> Material provided
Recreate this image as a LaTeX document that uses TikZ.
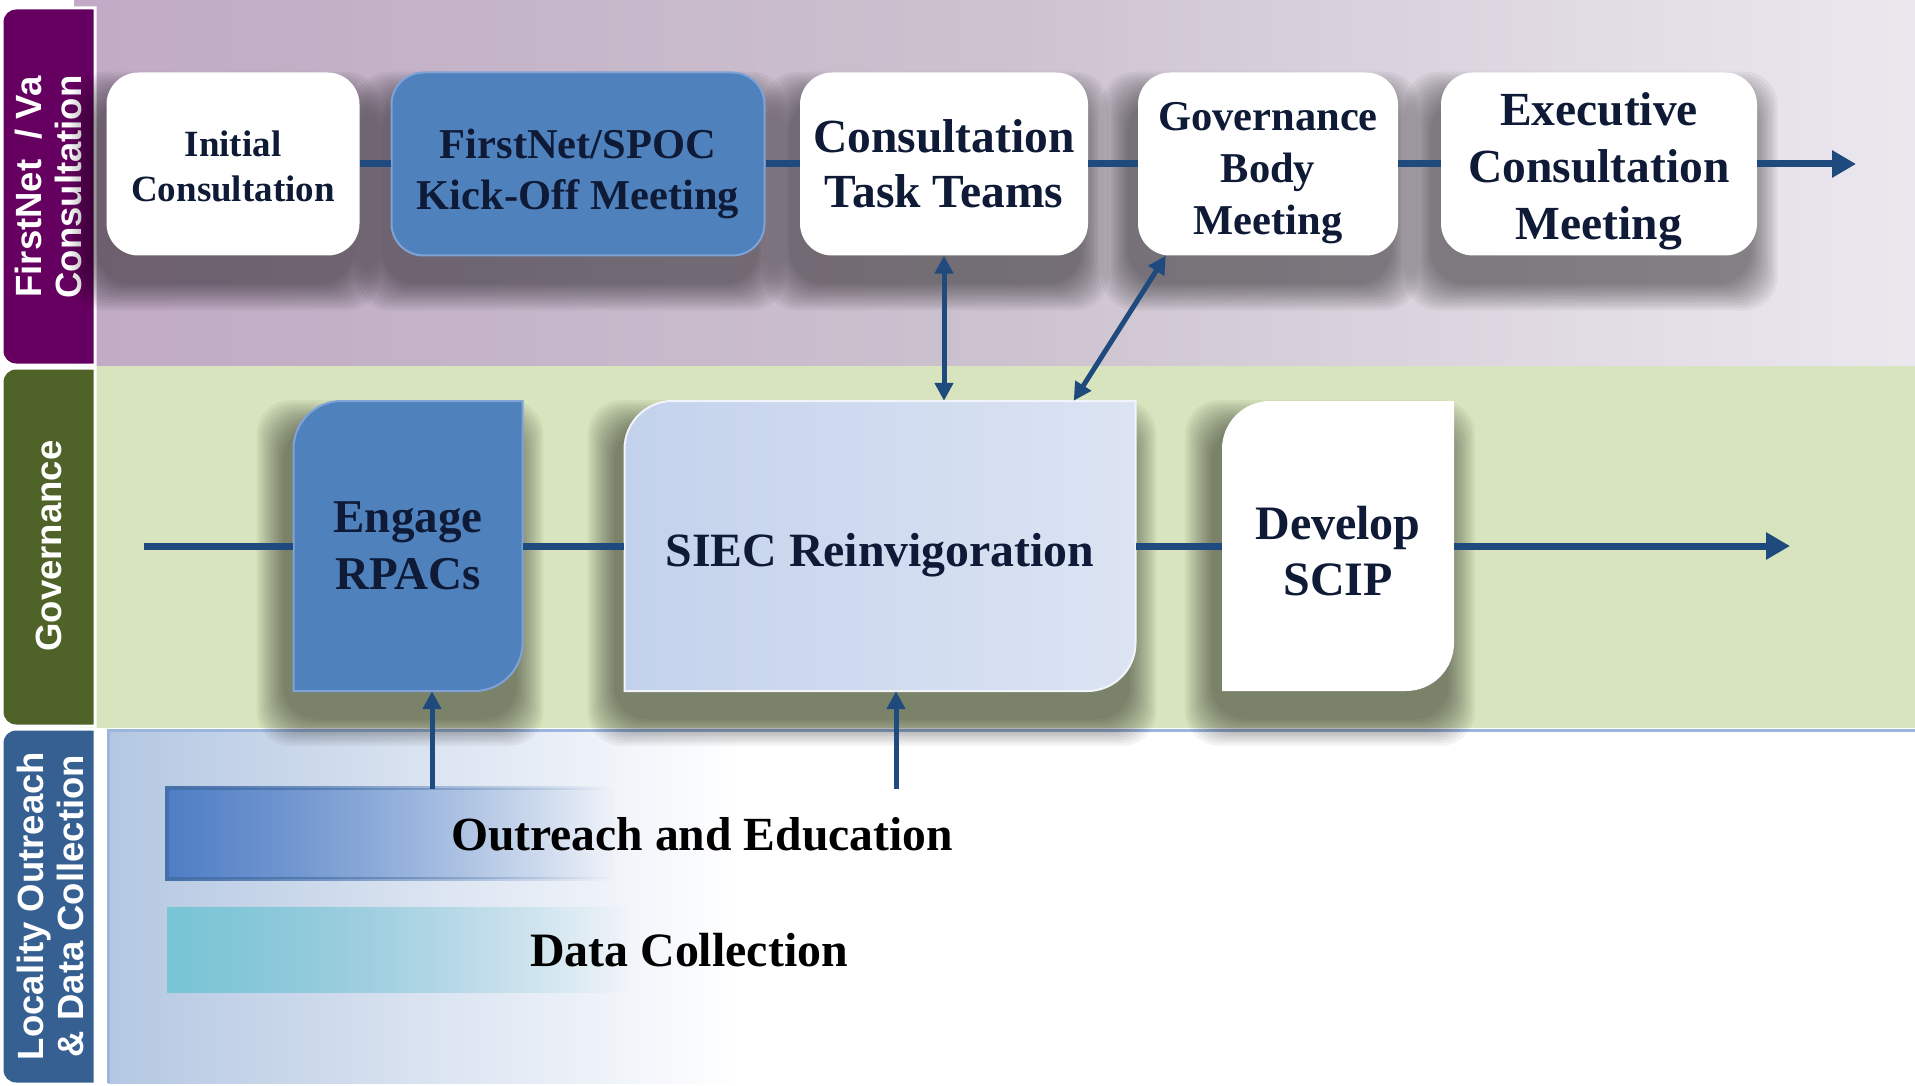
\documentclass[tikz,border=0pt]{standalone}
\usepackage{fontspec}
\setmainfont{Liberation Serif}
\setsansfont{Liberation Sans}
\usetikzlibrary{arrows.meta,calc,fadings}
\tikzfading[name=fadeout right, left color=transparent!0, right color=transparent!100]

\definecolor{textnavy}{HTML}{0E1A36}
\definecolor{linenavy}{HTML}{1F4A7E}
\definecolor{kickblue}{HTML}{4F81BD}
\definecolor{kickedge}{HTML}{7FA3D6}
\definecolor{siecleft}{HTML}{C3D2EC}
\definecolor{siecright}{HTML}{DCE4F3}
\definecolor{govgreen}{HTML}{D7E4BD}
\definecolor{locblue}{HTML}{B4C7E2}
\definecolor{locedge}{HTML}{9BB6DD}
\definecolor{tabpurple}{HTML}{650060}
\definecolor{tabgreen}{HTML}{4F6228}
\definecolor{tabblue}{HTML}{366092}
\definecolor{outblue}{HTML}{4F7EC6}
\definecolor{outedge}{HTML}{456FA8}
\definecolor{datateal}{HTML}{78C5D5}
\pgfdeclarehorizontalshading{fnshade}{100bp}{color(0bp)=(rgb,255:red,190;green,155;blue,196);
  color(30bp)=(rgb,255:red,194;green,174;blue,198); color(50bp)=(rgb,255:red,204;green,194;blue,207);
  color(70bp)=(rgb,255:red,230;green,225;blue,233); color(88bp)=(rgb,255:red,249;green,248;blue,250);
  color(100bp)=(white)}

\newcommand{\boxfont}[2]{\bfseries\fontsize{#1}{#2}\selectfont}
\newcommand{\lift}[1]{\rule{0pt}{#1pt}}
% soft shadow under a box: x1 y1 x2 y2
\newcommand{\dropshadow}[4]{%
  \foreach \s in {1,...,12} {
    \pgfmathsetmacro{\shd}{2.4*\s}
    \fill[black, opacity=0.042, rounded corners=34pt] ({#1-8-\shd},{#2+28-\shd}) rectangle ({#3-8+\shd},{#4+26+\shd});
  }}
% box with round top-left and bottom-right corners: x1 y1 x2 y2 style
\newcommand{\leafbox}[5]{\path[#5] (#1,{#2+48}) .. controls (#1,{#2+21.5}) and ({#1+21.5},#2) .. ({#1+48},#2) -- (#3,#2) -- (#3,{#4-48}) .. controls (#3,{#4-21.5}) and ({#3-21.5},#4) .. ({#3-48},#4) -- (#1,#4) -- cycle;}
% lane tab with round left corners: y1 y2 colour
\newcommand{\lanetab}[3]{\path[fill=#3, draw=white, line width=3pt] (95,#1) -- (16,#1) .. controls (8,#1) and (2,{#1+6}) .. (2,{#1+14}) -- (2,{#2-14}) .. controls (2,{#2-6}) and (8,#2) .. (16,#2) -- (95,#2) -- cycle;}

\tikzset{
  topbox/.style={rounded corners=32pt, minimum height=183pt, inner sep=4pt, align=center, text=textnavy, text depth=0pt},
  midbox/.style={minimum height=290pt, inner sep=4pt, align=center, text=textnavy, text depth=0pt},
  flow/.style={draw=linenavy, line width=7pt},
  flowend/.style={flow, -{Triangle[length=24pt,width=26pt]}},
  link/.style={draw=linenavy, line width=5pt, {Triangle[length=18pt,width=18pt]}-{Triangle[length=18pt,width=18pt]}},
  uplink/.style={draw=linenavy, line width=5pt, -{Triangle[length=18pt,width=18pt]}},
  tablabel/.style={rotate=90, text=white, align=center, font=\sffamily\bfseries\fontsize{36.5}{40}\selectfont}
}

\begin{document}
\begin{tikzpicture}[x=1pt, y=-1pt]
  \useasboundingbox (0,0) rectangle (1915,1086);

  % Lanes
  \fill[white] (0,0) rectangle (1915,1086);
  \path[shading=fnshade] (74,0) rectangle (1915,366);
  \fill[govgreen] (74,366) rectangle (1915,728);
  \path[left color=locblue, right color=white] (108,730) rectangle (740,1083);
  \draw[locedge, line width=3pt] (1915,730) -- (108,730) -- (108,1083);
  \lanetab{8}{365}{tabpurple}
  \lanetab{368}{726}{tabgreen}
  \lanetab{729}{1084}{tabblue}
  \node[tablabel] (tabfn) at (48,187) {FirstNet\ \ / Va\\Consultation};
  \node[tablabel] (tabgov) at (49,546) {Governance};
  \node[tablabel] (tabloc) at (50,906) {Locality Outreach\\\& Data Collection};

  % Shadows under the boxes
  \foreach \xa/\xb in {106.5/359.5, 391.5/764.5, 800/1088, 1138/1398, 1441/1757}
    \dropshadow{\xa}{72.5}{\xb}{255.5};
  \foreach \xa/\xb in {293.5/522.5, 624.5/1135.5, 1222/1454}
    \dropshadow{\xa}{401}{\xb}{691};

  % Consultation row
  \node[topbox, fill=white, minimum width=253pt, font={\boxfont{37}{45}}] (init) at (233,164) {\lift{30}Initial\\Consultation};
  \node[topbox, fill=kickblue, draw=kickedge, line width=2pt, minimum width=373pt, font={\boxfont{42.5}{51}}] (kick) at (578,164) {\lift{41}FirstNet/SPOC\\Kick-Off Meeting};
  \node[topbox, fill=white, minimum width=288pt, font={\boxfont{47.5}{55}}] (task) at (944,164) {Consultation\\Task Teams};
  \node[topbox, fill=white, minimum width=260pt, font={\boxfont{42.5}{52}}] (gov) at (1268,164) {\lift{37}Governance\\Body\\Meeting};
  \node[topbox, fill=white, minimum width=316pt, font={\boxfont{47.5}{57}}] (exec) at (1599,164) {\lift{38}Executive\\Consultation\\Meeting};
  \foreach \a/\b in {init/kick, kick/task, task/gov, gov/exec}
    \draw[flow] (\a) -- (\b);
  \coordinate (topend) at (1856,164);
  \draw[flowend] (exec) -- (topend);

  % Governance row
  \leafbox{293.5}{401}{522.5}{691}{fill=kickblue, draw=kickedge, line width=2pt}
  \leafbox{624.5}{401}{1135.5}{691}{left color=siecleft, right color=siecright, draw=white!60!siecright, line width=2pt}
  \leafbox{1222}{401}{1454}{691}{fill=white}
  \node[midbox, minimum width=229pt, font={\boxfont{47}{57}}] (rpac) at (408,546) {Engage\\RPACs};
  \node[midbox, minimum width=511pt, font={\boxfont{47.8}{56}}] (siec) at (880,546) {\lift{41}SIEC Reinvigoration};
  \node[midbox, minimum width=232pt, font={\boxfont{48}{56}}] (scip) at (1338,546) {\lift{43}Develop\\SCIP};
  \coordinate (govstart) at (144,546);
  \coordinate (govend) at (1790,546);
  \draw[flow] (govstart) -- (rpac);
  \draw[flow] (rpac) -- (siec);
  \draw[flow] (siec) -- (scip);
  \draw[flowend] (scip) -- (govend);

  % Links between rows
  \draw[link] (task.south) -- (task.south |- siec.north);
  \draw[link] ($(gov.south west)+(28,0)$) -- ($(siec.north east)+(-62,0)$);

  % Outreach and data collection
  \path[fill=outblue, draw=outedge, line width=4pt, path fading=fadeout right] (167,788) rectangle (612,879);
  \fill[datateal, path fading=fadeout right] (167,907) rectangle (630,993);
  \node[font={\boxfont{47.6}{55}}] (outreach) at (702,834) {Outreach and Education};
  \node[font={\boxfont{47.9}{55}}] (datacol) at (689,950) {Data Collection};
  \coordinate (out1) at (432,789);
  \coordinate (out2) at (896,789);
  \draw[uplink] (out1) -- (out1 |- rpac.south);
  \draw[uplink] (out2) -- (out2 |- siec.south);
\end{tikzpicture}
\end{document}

> The task
Every line above should be returned word for word, with the pictures left behind.

> Final result
Recreate this image as a LaTeX document that uses TikZ.
\documentclass[tikz,border=0pt]{standalone}
\usepackage{fontspec}
\setmainfont{Liberation Serif}
\setsansfont{Liberation Sans}
\usetikzlibrary{arrows.meta,calc,fadings}
\tikzfading[name=fadeout right, left color=transparent!0, right color=transparent!100]

\definecolor{textnavy}{HTML}{0E1A36}
\definecolor{linenavy}{HTML}{1F4A7E}
\definecolor{kickblue}{HTML}{4F81BD}
\definecolor{kickedge}{HTML}{7FA3D6}
\definecolor{siecleft}{HTML}{C3D2EC}
\definecolor{siecright}{HTML}{DCE4F3}
\definecolor{govgreen}{HTML}{D7E4BD}
\definecolor{locblue}{HTML}{B4C7E2}
\definecolor{locedge}{HTML}{9BB6DD}
\definecolor{tabpurple}{HTML}{650060}
\definecolor{tabgreen}{HTML}{4F6228}
\definecolor{tabblue}{HTML}{366092}
\definecolor{outblue}{HTML}{4F7EC6}
\definecolor{outedge}{HTML}{456FA8}
\definecolor{datateal}{HTML}{78C5D5}
\pgfdeclarehorizontalshading{fnshade}{100bp}{color(0bp)=(rgb,255:red,190;green,155;blue,196);
  color(30bp)=(rgb,255:red,194;green,174;blue,198); color(50bp)=(rgb,255:red,204;green,194;blue,207);
  color(70bp)=(rgb,255:red,230;green,225;blue,233); color(88bp)=(rgb,255:red,249;green,248;blue,250);
  color(100bp)=(white)}

\newcommand{\boxfont}[2]{\bfseries\fontsize{#1}{#2}\selectfont}
\newcommand{\lift}[1]{\rule{0pt}{#1pt}}
% soft shadow under a box: x1 y1 x2 y2
\newcommand{\dropshadow}[4]{%
  \foreach \s in {1,...,12} {
    \pgfmathsetmacro{\shd}{2.4*\s}
    \fill[black, opacity=0.042, rounded corners=34pt] ({#1-8-\shd},{#2+28-\shd}) rectangle ({#3-8+\shd},{#4+26+\shd});
  }}
% box with round top-left and bottom-right corners: x1 y1 x2 y2 style
\newcommand{\leafbox}[5]{\path[#5] (#1,{#2+48}) .. controls (#1,{#2+21.5}) and ({#1+21.5},#2) .. ({#1+48},#2) -- (#3,#2) -- (#3,{#4-48}) .. controls (#3,{#4-21.5}) and ({#3-21.5},#4) .. ({#3-48},#4) -- (#1,#4) -- cycle;}
% lane tab with round left corners: y1 y2 colour
\newcommand{\lanetab}[3]{\path[fill=#3, draw=white, line width=3pt] (95,#1) -- (16,#1) .. controls (8,#1) and (2,{#1+6}) .. (2,{#1+14}) -- (2,{#2-14}) .. controls (2,{#2-6}) and (8,#2) .. (16,#2) -- (95,#2) -- cycle;}

\tikzset{
  topbox/.style={rounded corners=32pt, minimum height=183pt, inner sep=4pt, align=center, text=textnavy, text depth=0pt},
  midbox/.style={minimum height=290pt, inner sep=4pt, align=center, text=textnavy, text depth=0pt},
  flow/.style={draw=linenavy, line width=7pt},
  flowend/.style={flow, -{Triangle[length=24pt,width=26pt]}},
  link/.style={draw=linenavy, line width=5pt, {Triangle[length=18pt,width=18pt]}-{Triangle[length=18pt,width=18pt]}},
  uplink/.style={draw=linenavy, line width=5pt, -{Triangle[length=18pt,width=18pt]}},
  tablabel/.style={rotate=90, text=white, align=center, font=\sffamily\bfseries\fontsize{36.5}{40}\selectfont}
}

\begin{document}
\begin{tikzpicture}[x=1pt, y=-1pt]
  \useasboundingbox (0,0) rectangle (1915,1086);

  % Lanes
  \fill[white] (0,0) rectangle (1915,1086);
  \path[shading=fnshade] (74,0) rectangle (1915,366);
  \fill[govgreen] (74,366) rectangle (1915,728);
  \path[left color=locblue, right color=white] (108,730) rectangle (740,1083);
  \draw[locedge, line width=3pt] (1915,730) -- (108,730) -- (108,1083);
  \lanetab{8}{365}{tabpurple}
  \lanetab{368}{726}{tabgreen}
  \lanetab{729}{1084}{tabblue}
  \node[tablabel] (tabfn) at (48,187) {FirstNet\ \ / Va\\Consultation};
  \node[tablabel] (tabgov) at (49,546) {Governance};
  \node[tablabel] (tabloc) at (50,906) {Locality Outreach\\\& Data Collection};

  % Shadows under the boxes
  \foreach \xa/\xb in {106.5/359.5, 391.5/764.5, 800/1088, 1138/1398, 1441/1757}
    \dropshadow{\xa}{72.5}{\xb}{255.5};
  \foreach \xa/\xb in {293.5/522.5, 624.5/1135.5, 1222/1454}
    \dropshadow{\xa}{401}{\xb}{691};

  % Consultation row
  \node[topbox, fill=white, minimum width=253pt, font={\boxfont{37}{45}}] (init) at (233,164) {\lift{30}Initial\\Consultation};
  \node[topbox, fill=kickblue, draw=kickedge, line width=2pt, minimum width=373pt, font={\boxfont{42.5}{51}}] (kick) at (578,164) {\lift{41}FirstNet/SPOC\\Kick-Off Meeting};
  \node[topbox, fill=white, minimum width=288pt, font={\boxfont{47.5}{55}}] (task) at (944,164) {Consultation\\Task Teams};
  \node[topbox, fill=white, minimum width=260pt, font={\boxfont{42.5}{52}}] (gov) at (1268,164) {\lift{37}Governance\\Body\\Meeting};
  \node[topbox, fill=white, minimum width=316pt, font={\boxfont{47.5}{57}}] (exec) at (1599,164) {\lift{38}Executive\\Consultation\\Meeting};
  \foreach \a/\b in {init/kick, kick/task, task/gov, gov/exec}
    \draw[flow] (\a) -- (\b);
  \coordinate (topend) at (1856,164);
  \draw[flowend] (exec) -- (topend);

  % Governance row
  \leafbox{293.5}{401}{522.5}{691}{fill=kickblue, draw=kickedge, line width=2pt}
  \leafbox{624.5}{401}{1135.5}{691}{left color=siecleft, right color=siecright, draw=white!60!siecright, line width=2pt}
  \leafbox{1222}{401}{1454}{691}{fill=white}
  \node[midbox, minimum width=229pt, font={\boxfont{47}{57}}] (rpac) at (408,546) {Engage\\RPACs};
  \node[midbox, minimum width=511pt, font={\boxfont{47.8}{56}}] (siec) at (880,546) {\lift{41}SIEC Reinvigoration};
  \node[midbox, minimum width=232pt, font={\boxfont{48}{56}}] (scip) at (1338,546) {\lift{43}Develop\\SCIP};
  \coordinate (govstart) at (144,546);
  \coordinate (govend) at (1790,546);
  \draw[flow] (govstart) -- (rpac);
  \draw[flow] (rpac) -- (siec);
  \draw[flow] (siec) -- (scip);
  \draw[flowend] (scip) -- (govend);

  % Links between rows
  \draw[link] (task.south) -- (task.south |- siec.north);
  \draw[link] ($(gov.south west)+(28,0)$) -- ($(siec.north east)+(-62,0)$);

  % Outreach and data collection
  \path[fill=outblue, draw=outedge, line width=4pt, path fading=fadeout right] (167,788) rectangle (612,879);
  \fill[datateal, path fading=fadeout right] (167,907) rectangle (630,993);
  \node[font={\boxfont{47.6}{55}}] (outreach) at (702,834) {Outreach and Education};
  \node[font={\boxfont{47.9}{55}}] (datacol) at (689,950) {Data Collection};
  \coordinate (out1) at (432,789);
  \coordinate (out2) at (896,789);
  \draw[uplink] (out1) -- (out1 |- rpac.south);
  \draw[uplink] (out2) -- (out2 |- siec.south);
\end{tikzpicture}
\end{document}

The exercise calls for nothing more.